### Short task:
Retype the whole listing, please, keeping every line exact and dropping the pictures.

### Data provided:
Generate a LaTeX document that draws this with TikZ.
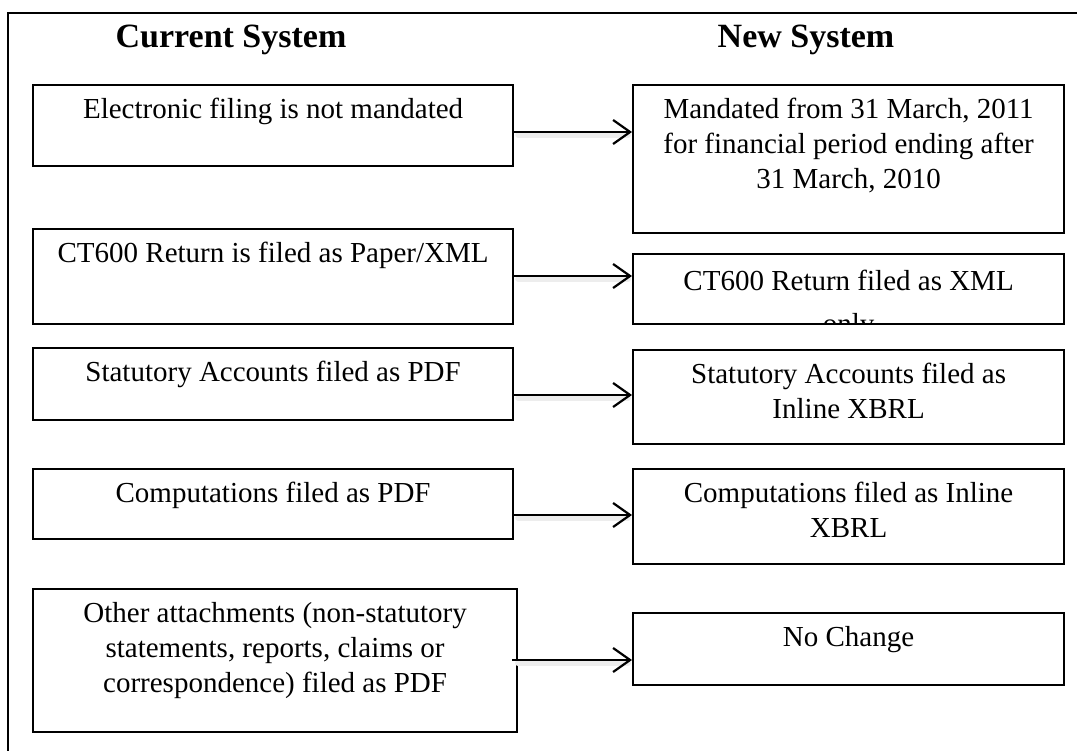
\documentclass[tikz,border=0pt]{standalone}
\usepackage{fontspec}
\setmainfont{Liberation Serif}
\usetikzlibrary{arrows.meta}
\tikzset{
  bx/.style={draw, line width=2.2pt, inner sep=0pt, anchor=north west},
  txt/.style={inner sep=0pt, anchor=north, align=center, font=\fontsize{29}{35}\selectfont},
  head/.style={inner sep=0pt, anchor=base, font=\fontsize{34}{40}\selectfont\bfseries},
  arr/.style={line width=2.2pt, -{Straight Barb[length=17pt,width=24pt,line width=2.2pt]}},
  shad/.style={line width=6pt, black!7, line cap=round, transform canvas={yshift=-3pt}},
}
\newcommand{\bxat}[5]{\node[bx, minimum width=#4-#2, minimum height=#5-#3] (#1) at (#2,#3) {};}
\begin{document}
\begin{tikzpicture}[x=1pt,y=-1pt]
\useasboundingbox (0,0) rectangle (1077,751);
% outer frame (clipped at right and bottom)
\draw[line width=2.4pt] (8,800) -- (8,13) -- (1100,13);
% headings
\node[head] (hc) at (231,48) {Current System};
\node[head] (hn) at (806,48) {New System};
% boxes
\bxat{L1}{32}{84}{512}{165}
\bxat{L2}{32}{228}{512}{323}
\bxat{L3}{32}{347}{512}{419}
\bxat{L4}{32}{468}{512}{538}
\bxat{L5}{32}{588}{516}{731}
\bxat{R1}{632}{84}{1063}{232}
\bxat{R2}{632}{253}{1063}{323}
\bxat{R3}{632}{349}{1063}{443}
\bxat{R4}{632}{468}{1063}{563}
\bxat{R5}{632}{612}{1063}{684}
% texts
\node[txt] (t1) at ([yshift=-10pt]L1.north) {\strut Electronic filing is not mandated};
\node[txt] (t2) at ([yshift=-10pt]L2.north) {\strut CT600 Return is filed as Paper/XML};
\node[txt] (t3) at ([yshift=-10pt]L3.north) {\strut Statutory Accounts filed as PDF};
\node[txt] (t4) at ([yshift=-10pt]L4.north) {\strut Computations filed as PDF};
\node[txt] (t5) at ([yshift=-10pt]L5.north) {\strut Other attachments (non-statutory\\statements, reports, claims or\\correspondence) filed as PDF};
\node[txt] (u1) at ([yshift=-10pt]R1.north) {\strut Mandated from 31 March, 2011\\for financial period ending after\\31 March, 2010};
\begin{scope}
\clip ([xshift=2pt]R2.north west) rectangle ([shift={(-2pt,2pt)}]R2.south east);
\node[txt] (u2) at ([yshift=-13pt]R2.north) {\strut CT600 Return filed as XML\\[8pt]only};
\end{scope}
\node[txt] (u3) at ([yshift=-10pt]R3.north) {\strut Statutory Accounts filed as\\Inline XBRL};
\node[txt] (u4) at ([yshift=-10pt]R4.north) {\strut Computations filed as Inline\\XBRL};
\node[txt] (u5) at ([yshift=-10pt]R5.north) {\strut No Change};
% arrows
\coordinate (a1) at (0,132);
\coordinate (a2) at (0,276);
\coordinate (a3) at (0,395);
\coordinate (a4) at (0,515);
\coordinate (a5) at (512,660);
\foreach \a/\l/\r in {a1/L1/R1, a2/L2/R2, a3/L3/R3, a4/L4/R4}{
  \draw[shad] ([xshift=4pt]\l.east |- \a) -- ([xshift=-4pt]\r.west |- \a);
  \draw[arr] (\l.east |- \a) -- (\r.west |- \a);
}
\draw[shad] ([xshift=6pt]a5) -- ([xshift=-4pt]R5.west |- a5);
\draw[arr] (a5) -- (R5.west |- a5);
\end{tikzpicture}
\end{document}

### Output:
Generate a LaTeX document that draws this with TikZ.
\documentclass[tikz,border=0pt]{standalone}
\usepackage{fontspec}
\setmainfont{Liberation Serif}
\usetikzlibrary{arrows.meta}
\tikzset{
  bx/.style={draw, line width=2.2pt, inner sep=0pt, anchor=north west},
  txt/.style={inner sep=0pt, anchor=north, align=center, font=\fontsize{29}{35}\selectfont},
  head/.style={inner sep=0pt, anchor=base, font=\fontsize{34}{40}\selectfont\bfseries},
  arr/.style={line width=2.2pt, -{Straight Barb[length=17pt,width=24pt,line width=2.2pt]}},
  shad/.style={line width=6pt, black!7, line cap=round, transform canvas={yshift=-3pt}},
}
\newcommand{\bxat}[5]{\node[bx, minimum width=#4-#2, minimum height=#5-#3] (#1) at (#2,#3) {};}
\begin{document}
\begin{tikzpicture}[x=1pt,y=-1pt]
\useasboundingbox (0,0) rectangle (1077,751);
% outer frame (clipped at right and bottom)
\draw[line width=2.4pt] (8,800) -- (8,13) -- (1100,13);
% headings
\node[head] (hc) at (231,48) {Current System};
\node[head] (hn) at (806,48) {New System};
% boxes
\bxat{L1}{32}{84}{512}{165}
\bxat{L2}{32}{228}{512}{323}
\bxat{L3}{32}{347}{512}{419}
\bxat{L4}{32}{468}{512}{538}
\bxat{L5}{32}{588}{516}{731}
\bxat{R1}{632}{84}{1063}{232}
\bxat{R2}{632}{253}{1063}{323}
\bxat{R3}{632}{349}{1063}{443}
\bxat{R4}{632}{468}{1063}{563}
\bxat{R5}{632}{612}{1063}{684}
% texts
\node[txt] (t1) at ([yshift=-10pt]L1.north) {\strut Electronic filing is not mandated};
\node[txt] (t2) at ([yshift=-10pt]L2.north) {\strut CT600 Return is filed as Paper/XML};
\node[txt] (t3) at ([yshift=-10pt]L3.north) {\strut Statutory Accounts filed as PDF};
\node[txt] (t4) at ([yshift=-10pt]L4.north) {\strut Computations filed as PDF};
\node[txt] (t5) at ([yshift=-10pt]L5.north) {\strut Other attachments (non-statutory\\statements, reports, claims or\\correspondence) filed as PDF};
\node[txt] (u1) at ([yshift=-10pt]R1.north) {\strut Mandated from 31 March, 2011\\for financial period ending after\\31 March, 2010};
\begin{scope}
\clip ([xshift=2pt]R2.north west) rectangle ([shift={(-2pt,2pt)}]R2.south east);
\node[txt] (u2) at ([yshift=-13pt]R2.north) {\strut CT600 Return filed as XML\\[8pt]only};
\end{scope}
\node[txt] (u3) at ([yshift=-10pt]R3.north) {\strut Statutory Accounts filed as\\Inline XBRL};
\node[txt] (u4) at ([yshift=-10pt]R4.north) {\strut Computations filed as Inline\\XBRL};
\node[txt] (u5) at ([yshift=-10pt]R5.north) {\strut No Change};
% arrows
\coordinate (a1) at (0,132);
\coordinate (a2) at (0,276);
\coordinate (a3) at (0,395);
\coordinate (a4) at (0,515);
\coordinate (a5) at (512,660);
\foreach \a/\l/\r in {a1/L1/R1, a2/L2/R2, a3/L3/R3, a4/L4/R4}{
  \draw[shad] ([xshift=4pt]\l.east |- \a) -- ([xshift=-4pt]\r.west |- \a);
  \draw[arr] (\l.east |- \a) -- (\r.west |- \a);
}
\draw[shad] ([xshift=6pt]a5) -- ([xshift=-4pt]R5.west |- a5);
\draw[arr] (a5) -- (R5.west |- a5);
\end{tikzpicture}
\end{document}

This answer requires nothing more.